Sementara itu Saidjah-Adinda sebagai drama epik dalam Max Havelaar diabadikan melalui nama perpustakaan, taman baca masyarakat, dan komunitas kesenian. Selain itu pemikiran dan karya Multatuli menetes dan diadaptasi menjadi puisi, film, dan teater.
Atas dasar itu Multatuli menjadi ikon dan bagian sejarah Lebak, muncul ide pendirian Museum Multatuli yang sudah dimulai sejak tahun 1990an. Ide penciptaan itu terus berlanjut di tahun 2000an. Tepatnya pada 2009, sudah ada wacana kembali pendirian museum, tapi baru terealisasi pada 2015.
Pada 2016, delegasi pejabat dan guru Pemerintah Kabupaten Lebak berkunjung ke Belanda. mengunjungi Arsip Nasional Belanda dan Museum Multatuli di Amsterdam. Kunjungan tersebut bertujuan untuk membangun komunikasi dan persahabatan antar lembaga guna keberlangsungan Museum Multatuli yang sedang dirintis di Lebak.

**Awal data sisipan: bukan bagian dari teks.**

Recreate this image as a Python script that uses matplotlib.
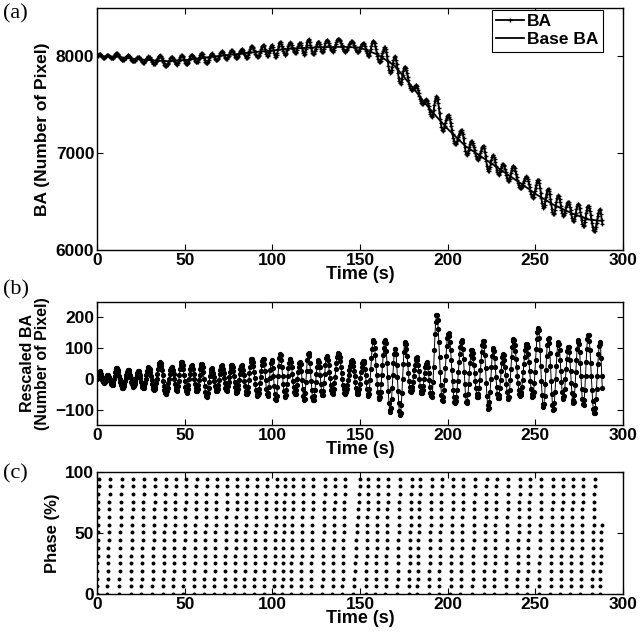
import numpy as np
import matplotlib
matplotlib.use('Agg')
import matplotlib.pyplot as plt

plt.rcParams['font.family'] = ['Liberation Sans', 'DejaVu Sans']
plt.rcParams['font.weight'] = 'bold'
plt.rcParams['axes.linewidth'] = 1.0

# --- data ---
# base BA trend (panel a)
base_t = [0, 10, 20, 30, 40, 50, 60, 70, 80, 90, 100, 110, 120, 130, 140, 150,
          160, 170, 180, 190, 200, 210, 220, 230, 240, 250, 260, 270, 280, 288]
base_v = [8000, 8000, 7975, 7960, 7950, 7960, 7985, 8005, 8025, 8045, 8060, 8080,
          8090, 8095, 8100, 8090, 8020, 7900, 7680, 7450, 7250, 7075, 6955, 6830,
          6710, 6580, 6470, 6385, 6315, 6300]

# rescaled BA: peak times / values and the troughs between them (panel b)
peak_t = [1.5, 6, 11.2, 17.8, 23.5, 29.3, 35.9, 42.6, 48.3, 54, 59.7, 65.4, 71.1,
          76.8, 82.5, 88.2, 94.9, 99.6, 104.4, 110.1, 115.8, 120.5, 126.2, 131,
          137.6, 145.3, 151.9, 157.6, 164.3, 170, 175.7, 182.3, 188, 193.7, 200.4,
          208, 213.7, 220.4, 226, 231.7, 237.5, 245.1, 251.7, 257.4, 263.1, 268.8,
          274.5, 280.2, 286.9]
peak_v = [25, 12, 35, 30, 25, 38, 55, 40, 55, 45, 50, 35, 45, 45, 45, 65, 65, 60,
          80, 65, 55, 85, 60, 75, 85, 60, 60, 125, 125, 100, 120, 70, 55, 210, 150,
          125, 95, 125, 100, 80, 130, 115, 165, 135, 120, 105, 125, 145, 120]
trough_v = [-15, -20, -30, -25, -30, -35, -50, -40, -45, -40, -60, -40, -40, -45,
            -50, -55, -55, -70, -60, -50, -70, -70, -55, -50, -50, -50, -55, -65,
            -107, -118, -43, -48, -60, -73, -78, -80, -60, -100, -65, -65, -55, -60,
            -92, -102, -65, -80, -86, -113]
start_v = 0
end_t, end_v = 288.4, -35
dt = 0.37

# phase columns (panel c): time at top of each column
col_t = [0.9, 7.4, 14.1, 20.7, 26.8, 33.1, 39.2, 44.9, 50.8, 56.8, 62.6, 68.3, 74.3,
         80, 85.4, 91.1, 96.8, 102.5, 107.2, 112, 117.7, 123.4, 130, 135.8, 141.4,
         150, 154.8, 160.4, 166.1, 172.8, 179.5, 184.2, 190.9, 196.6, 203.2, 208.9,
         215.6, 222.2, 227.9, 234.6, 241.2, 246.9, 253.5, 260.2, 265.9, 271.6,
         277.3, 283.9, 288.4]
col_slant = [0.9] + [1.6] * 24 + [3.8] + [1.6] * 23
col_max = [94.5] * 48 + [61]
phase_step = 6.3

# --- build sampled series ---
trough_t = [(a + b) / 2 for a, b in zip(peak_t[:-1], peak_t[1:])]
ext_t = [0.0]
ext_v = [start_v]
for i in range(len(peak_t)):
    ext_t.append(peak_t[i]); ext_v.append(peak_v[i])
    if i < len(trough_t):
        ext_t.append(trough_t[i]); ext_v.append(trough_v[i])
ext_t.append(end_t); ext_v.append(end_v)
ext_t = np.array(ext_t); ext_v = np.array(ext_v, dtype=float)

t = np.arange(0, end_t + 1e-6, dt)
idx = np.clip(np.searchsorted(ext_t, t, side='right') - 1, 0, len(ext_t) - 2)
u = (t - ext_t[idx]) / (ext_t[idx + 1] - ext_t[idx])
resc = ext_v[idx] + (ext_v[idx + 1] - ext_v[idx]) * (1 - np.cos(np.pi * u)) / 2
base = np.interp(t, base_t, base_v)
ba = base + resc

# --- figure ---
fig = plt.figure(figsize=(6.43, 6.38), dpi=100)
ax1 = fig.add_axes([0.1509, 0.6082, 0.818, 0.3793])
ax2 = fig.add_axes([0.1509, 0.3339, 0.818, 0.1928])
ax3 = fig.add_axes([0.1509, 0.0690, 0.818, 0.1912])

ax1.plot(t, ba, color='k', lw=1.3, marker='+', ms=3.5, mew=0.9, label='BA')
ax1.plot(t, base, color='k', lw=1.3, label='Base BA')
ax1.set_xlim(0, 300)
ax1.set_ylim(6000, 8500)
ax1.set_yticks([6000, 7000, 8000])
ax1.set_ylabel('BA (Number of Pixel)', fontsize=12.5, fontweight='bold')
leg = ax1.legend(loc='upper right', bbox_to_anchor=(0.962, 0.992), fontsize=12.5,
                 handlelength=1.6, fancybox=False, edgecolor='k', framealpha=1,
                 borderaxespad=0.0, handletextpad=0.2, borderpad=0.25,
                 labelspacing=0.15)
leg.get_frame().set_linewidth(0.8)

ax2.plot(t, resc, color='k', lw=0.7, marker='.', ms=5.5)
ax2.set_xlim(0, 300)
ax2.set_ylim(-150, 250)
ax2.set_yticks([-100, 0, 100, 200])
ax2.set_ylabel('Rescaled BA\n(Number of Pixel)', fontsize=11.5, fontweight='bold',
               linespacing=1.0)

for ct, sl, mx in zip(col_t, col_slant, col_max):
    ph = np.arange(0, mx + 0.01, phase_step)
    x = ct - sl * (1 - ph / 94.5)
    ax3.scatter(x, ph, s=8, color='k', linewidths=0)
ax3.set_xlim(0, 300)
ax3.set_ylim(0, 100)
ax3.set_yticks([0, 50, 100])
ax3.set_ylabel('Phase (%)', fontsize=12, fontweight='bold')

for ax in (ax1, ax2, ax3):
    ax.set_xticks([0, 50, 100, 150, 200, 250, 300])
    ax.set_xlabel('Time (s)', fontsize=13, fontweight='bold', labelpad=-1)
    ax.tick_params(direction='in', top=True, right=True, length=4, width=0.8,
                   labelsize=12.5, pad=2)
    for lab in ax.get_xticklabels() + ax.get_yticklabels():
        lab.set_fontweight('bold')

for y, s in [(0.978, '(a)'), (0.545, '(b)'), (0.258, '(c)')]:
    fig.text(0.004, y, s, family='Liberation Serif', fontsize=16,
             fontweight='normal', va='center')

fig.savefig('out.png', dpi=100)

Setahun kemudian (2017) proses pengisian koleksi dan pembuatan story line museum mulai berlangsung. Terdiri dari pengadaan interior museum, film dokumenter, dan pengadaan patung interaktif Multatuli, Saidjah dan Adinda. Pada 11 Februari 2018 Museum Multatuli dibuka untuk umum. Peresmian museum dilakukan oleh Direktur Jenderal Kebudayaan Kementerian Pendidikan dan Kebudayaan RI, Hilmar Farid dan Bupati Lebak, Hj. Iti Octavia Jayabaya.
TEMA MUSEUM
Museum Multatuli bertemakan “museum antikolonialisme”. Museum ini menampilkan sejarah kolonialisme sebagai pengantar sampai dengan pergerakan antikolonialisme yang diceritakan dari berbagai sisi sebagai inti dari museum ini. Harapannya museum akan menjadi medium pembelajaran sejarah tentang bagaimana kolonialisme bekerja dan bagaimana pula sistem itu diruntuhkan oleh gerakan nasionalisme.
BANGUNAN
Bangunan Museum Multatuli saat ini berstatus cagar budaya yang sempat beberapa kali beralih fungsi. Ketika selesai dibangun pada 1930, bangunan tersebut digunakan sebagai kantor kawedanan. Pada 1950 dialihfungsikan sebagai kantor Markas Wilayah (Mawil) Hansip. Terakhir digunakan sebagai kantor BKD (Badan Kepegawaian Daerah Kabupaten Lebak. Bangunan ini kemudian dipugar pada 2016 untuk dijadikan Museum Multatuli hingga saat ini.